"The cooperative's strategic review being undertaken and the successful implementation of actions to resolve these issues over the next 18 to 24 months will be crucial for Fonterra in retaining the defensive traits that have historically underpinned its strong business profile," analysts Kelly Amato and Leo Park said in their report.
Fonterra last week hiked its forecast farmgate payout to $6.30-6.60 per kilogram of milk solids in the current season, from its December forecast of $6-6.30/kgMS. At the same time, it scaled back its milk collection forecast by 20 million kg to 1,530 million kgMS. That implies farmers will be paid $9.4-10.1 billion compared to $9.3-9.77 billion.
That increased milk price squeezed Fonterra's margins, and prompted it to cut earnings guidance to 15-25 cents per share from 25-35 cents per share. That implies annual earnings of between $242-403 million in the year ending July, compared to the earlier projection of $403-564 million.
Fitch said if the asset sale programme achieves the $800 million reduction in Fonterra's debt, that will lower its debt-to-earnings leverage ratio to a more manageable 2.2 times from about 2.5 times currently by the 2022 financial year. However, if the milk processor doesn't achieve that, it could be in for a rating downgrade.
The ratings agency said a key rating driver is for Fonterra to make sure it meets it debt obligations before paying higher prices to its shareholder-suppliers.
"Nevertheless, adverse business conditions can affect this driver, as highlighted in FY15 when milk payment retention for New Zealand-sourced milk fell to 2 per cent after the cooperative decided not to cut its advance-rate milk payments in line with the decline in global dairy prices to assist farmer-shareholder cash flows."

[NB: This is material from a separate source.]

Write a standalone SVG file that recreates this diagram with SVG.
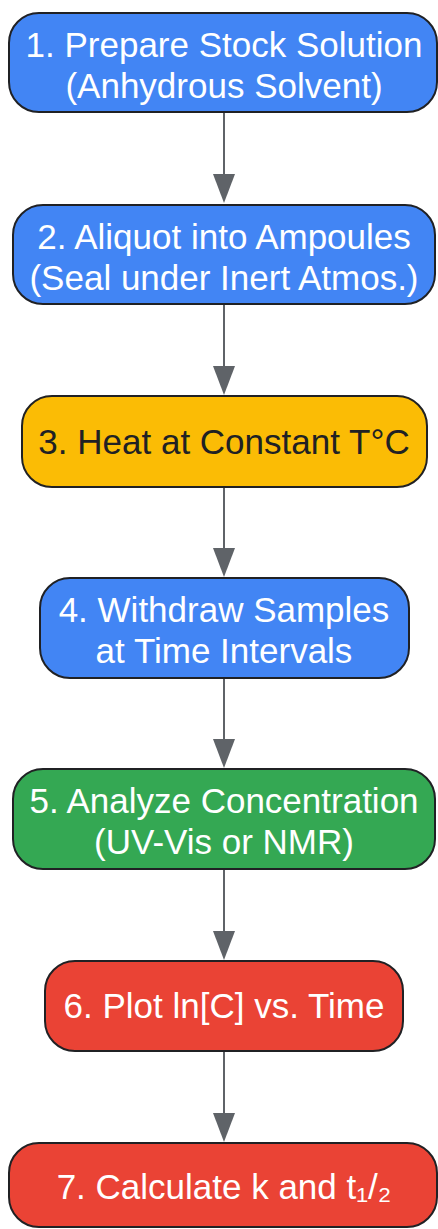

Fitch's key assumptions include the farmgate milk price returning to its long-run average $6/kgMS by the 2020 season, sales prices moving in line with changes to the farmgate milk price, capital spending of $650 million a year between 2019 and 2022, and dividend payments being at the lower end of the payout ratio. The ratings agency also assumes the effective subordination of money owed to milk suppliers between 2019 and 2022.
Fonterra acknowledged the warning, saying its earnings aren't satisfactory and a fundamental change is needed to boost earnings capacity and quality.
"We need stronger earnings to deliver a respectable return on the capital invested in the co-op and a strong balance sheet," chief financial officer Marc Rivers said in a statement. "We are taking a series of proactive steps to make this happen."
Fonterra noted the steps it's taking to shore up its balance sheet, including plans to cut operating costs to its 2016/17 levels. That would see it cut about $130 million from selling and marketing, distribution, administration and other operating costs to about $2.37 billion.